The floor consisted of six sheets of four by eight foot 7/16 inch MDF applied in two layers. I staggered the layers so the the edges of a bottom sheet landed on the joist beneath the center of the sheet above it. For the most part the sheets measured 48 by 70.5 inches, though on the ends the sheets measured 23 by 70.5 inches and were actually made from two pieces. But I'd been careful to install blocking between the joists coinciding with the seam between these two pieces so that the edges of all the sheets of the subflooring fell on structural lumber. This should make for a very solid floor, which, since it might one day support a modest cistern weighing hundreds of pound, is important. Here's a diagram of how the subfloor sits on the joists:

At some point as I worked, a bumblebee buzzed me, understandably upset about being cut off from her nascent nest down in the fibreglass insulation, which was now nearly sealed away.
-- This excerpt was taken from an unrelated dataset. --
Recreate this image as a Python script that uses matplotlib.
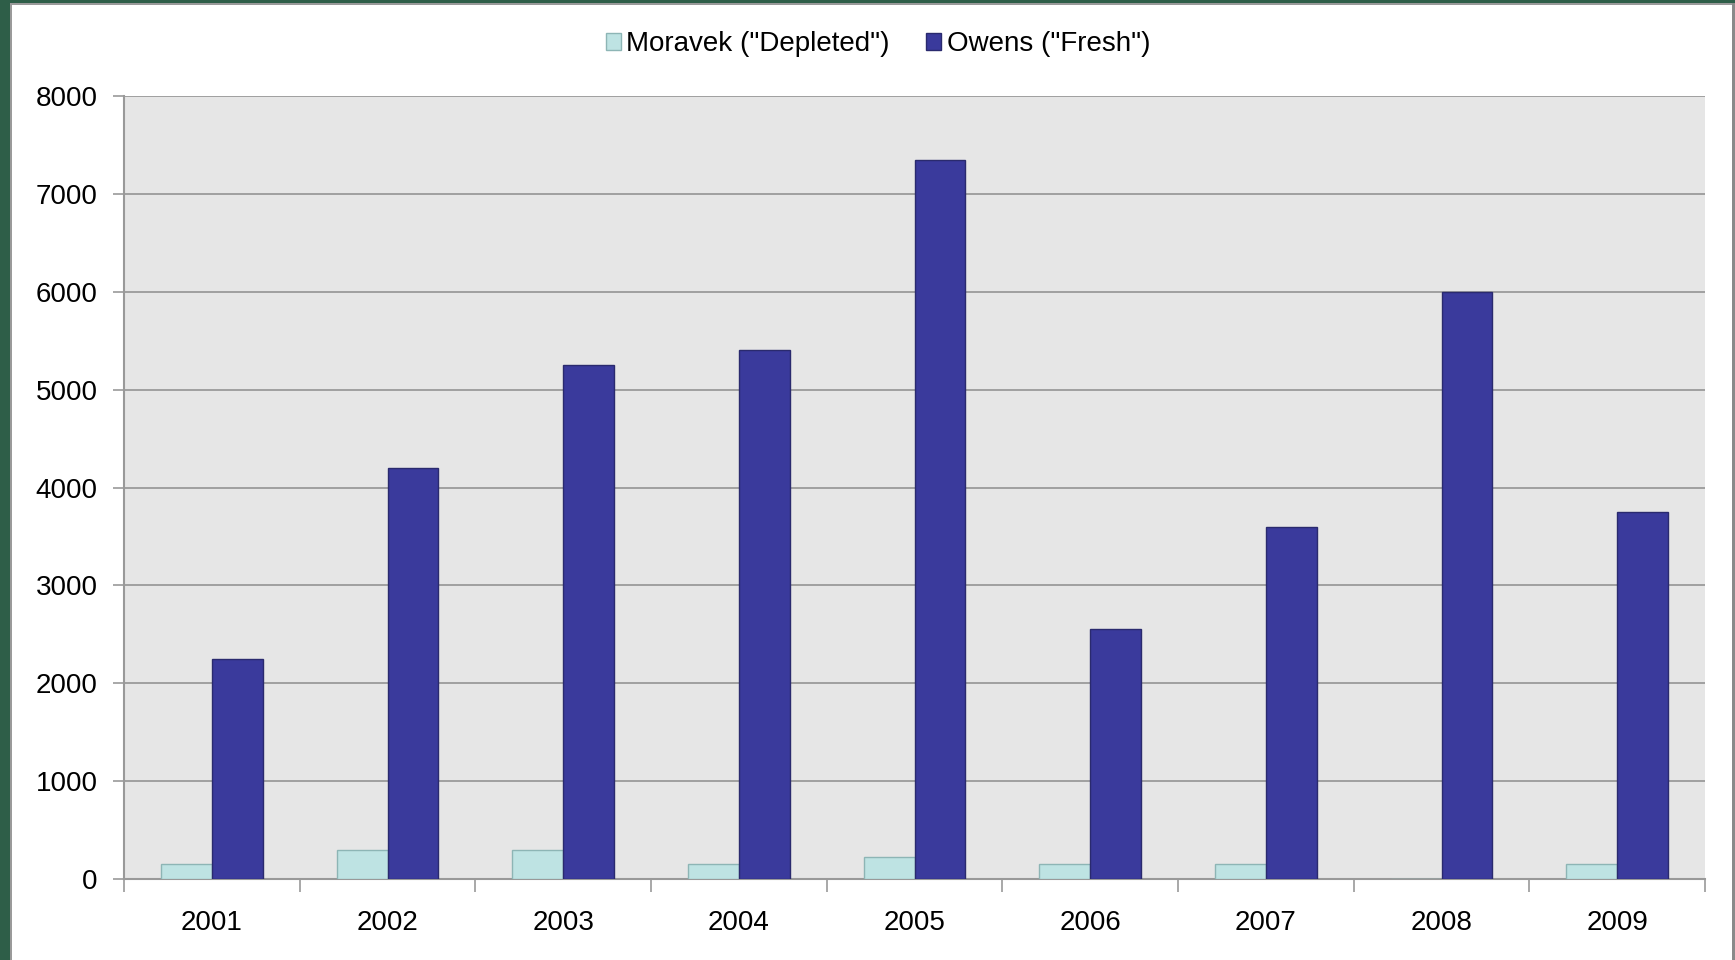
import numpy as np
import matplotlib.pyplot as plt
from matplotlib.patches import Rectangle

plt.rcParams['font.family'] = ['Liberation Sans', 'DejaVu Sans']

# Data
years = ['2001', '2002', '2003', '2004', '2005', '2006', '2007', '2008', '2009']
moravek = [150, 300, 300, 150, 225, 150, 150, 0, 150]
owens = [2250, 4200, 5250, 5400, 7350, 2550, 3600, 6000, 3750]
yticks = [0, 1000, 2000, 3000, 4000, 5000, 6000, 7000, 8000]

W, H = 1735, 960
fig = plt.figure(figsize=(W / 100, H / 100), dpi=100, facecolor='white')

# dark green frame around the slide area with a thin grey inner line
fig.patches.append(Rectangle((0, 0), 10 / W, 1, transform=fig.transFigure,
                             facecolor='#2E5E48', edgecolor='none', zorder=0))
fig.patches.append(Rectangle((0, 1 - 3 / H), 1, 3 / H, transform=fig.transFigure,
                             facecolor='#2E5E48', edgecolor='none', zorder=0))
fig.patches.append(Rectangle((10 / W, 0), 2 / W, 1 - 3 / H, transform=fig.transFigure,
                             facecolor='#9A9A9A', edgecolor='none', zorder=0))
fig.patches.append(Rectangle((10 / W, 1 - 5 / H), 1 - 10 / W, 2 / H, transform=fig.transFigure,
                             facecolor='#9A9A9A', edgecolor='none', zorder=0))
fig.patches.append(Rectangle((1 - 3 / W, 0), 3 / W, 1 - 3 / H, transform=fig.transFigure,
                             facecolor='#8A8A8A', edgecolor='none', zorder=0))

left, right, top, bottom = 124, 1705, 96, 879
ax = fig.add_axes([left / W, 1 - bottom / H, (right - left) / W, (bottom - top) / H])
ax.set_facecolor('#E6E6E6')

x = np.arange(len(years))
w = 0.29
ax.bar(x - w / 2, moravek, w, color='#BEE3E3', edgecolor='#8DB5B5', linewidth=1,
       label='Moravek ("Depleted")', zorder=3)
ax.bar(x + w / 2, owens, w, color='#3A3A9C', edgecolor='#2A2A6E', linewidth=1,
       label='Owens ("Fresh")', zorder=3)

ax.set_xlim(-0.5, len(years) - 0.5)
ax.set_ylim(0, 8000)
ax.set_yticks(yticks)
ax.set_yticklabels([str(v) for v in yticks])
ax.yaxis.grid(True, color='#8C8C8C', linewidth=1.1)
ax.set_axisbelow(True)

# category labels centred, ticks between categories
ax.set_xticks(x)
ax.set_xticklabels(years)
ax.set_xticks(np.arange(len(years) + 1) - 0.5, minor=True)
ax.tick_params(axis='x', which='major', length=0, pad=22, labelsize=20)
ax.tick_params(axis='x', which='minor', length=9, color='#999999', width=1.2)
ax.tick_params(axis='y', length=8, color='#999999', width=1.2, pad=11, labelsize=20)

for s in ['top', 'right']:
    ax.spines[s].set_visible(False)
for s in ['left', 'bottom']:
    ax.spines[s].set_color('#999999')
    ax.spines[s].set_linewidth(1.5)

fig.legend(loc='center', bbox_to_anchor=(878 / W, 1 - 44 / H), ncol=2, frameon=False,
           fontsize=20, handlelength=0.55, handleheight=0.55, handletextpad=0.2,
           columnspacing=1.3)

fig.savefig('out.png', dpi=100, facecolor='white')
I figured it best to put her out of her misery and heartbreak, so I swatted her dead with an old foam rubber paint brush I'd brought with me for just this purpose. With the exception of mosquitoes and ticks, I always feel bad when I kill a creature, particularly one with the complex hopes and dreams of a queen bumblebee in early May. But it's hard to undertake any sort of building improvements without disturbing habitats. For the most part I try to let them be; but bumblebees are a special case; on two different occasions in my youth I had to be rushed to the emergency room and receive an adrenaline injection after having allergic reactions to bumblebee stings.

In other, somewhat cheerier nature news, I should mention today's animal rescue story. I was sitting at my computer and I kept hearing a rustling sound from the other end of the laboratory. I thought at first it was a cat playing with a plastic bag, but when I went to investigate, I found there was a bag moving around and that whatever was inside it was far too small to be a cat. I opened it up and found a terrified and exhausted Flying Squirrel, which Clarence the cat had probably terrorized and dragged into the house. I scooped it up in a jar and released it out onto the laboratory deck. Being Flying Squirrel, I figured he could handle it from there.